Current inflation levels need to come down to a more sustainable level, and this is why central banks are raising interest rates—their best weapon against inflation. It appears that the recent rate hikes are beginning to slow the economy down, perhaps beginning the “soft landing” that the Fed would love to achieve. We would love it, too, but history is not on the Fed’s side, and a recession is a real possibility.
During this interest rate hiking period, the bond market is suffering its worst two-year period in history. As rates rise, existing bonds are less attractive, so they tend to get sold in favor of newly issued and higher yielding bonds. As we get through the rate hiking period, bonds become more attractive.
An important point about the stock market is that it typically precedes the larger economy by a few quarters as investors shape their expectations of future earnings. In other words, economic expectations are reflected in the stock market before the general economy as stocks “price in” events like expansions or contractions before they happen. This could mean that we have already endured some of the eventual drawdown in stocks if we are indeed heading into a recession. Per Morningstar’s market valuations, stocks are currently strongly undervalued. In our view, this has provided an opportunity to purchase high-quality stocks that were previously overvalued, which we have done across our portfolios. We expect more opportunities to emerge and will act accordingly when appropriate.
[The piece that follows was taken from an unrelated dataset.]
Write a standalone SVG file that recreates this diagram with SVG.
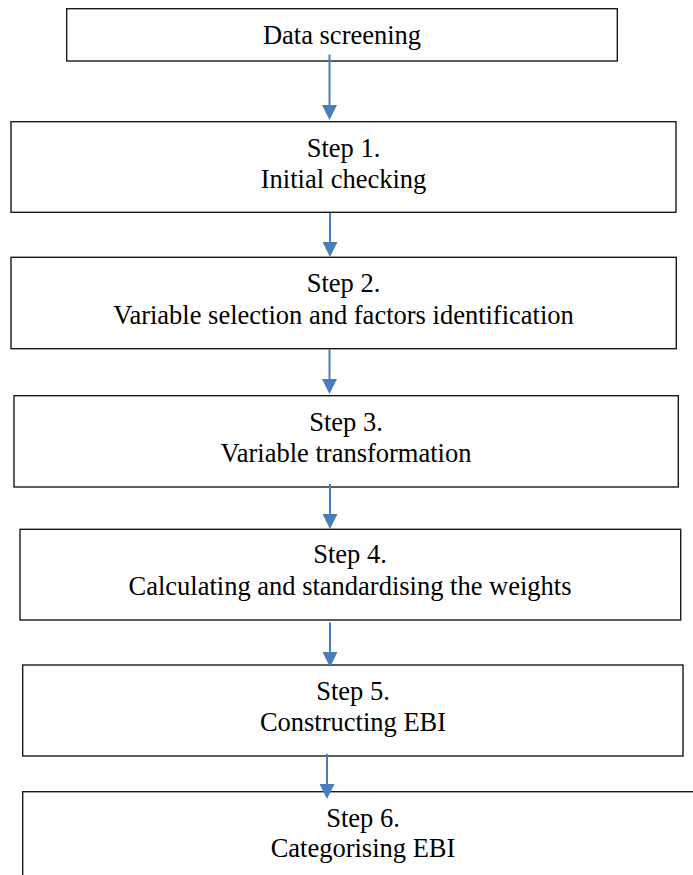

Commodities, which have lagged other asset classes for years, are enjoying a solid year. It appears that commodity prices may stay elevated for the foreseeable future, and where appropriate, we have added some commodity exposure to client portfolios. Commodity prices behave differently than stocks and bonds, as they are more of a pure reflection of supply and demand. China is in the process of ending a recession and ramping up economic activity. As the second largest economy in the world, China will have an outsized impact on global demand for commodities.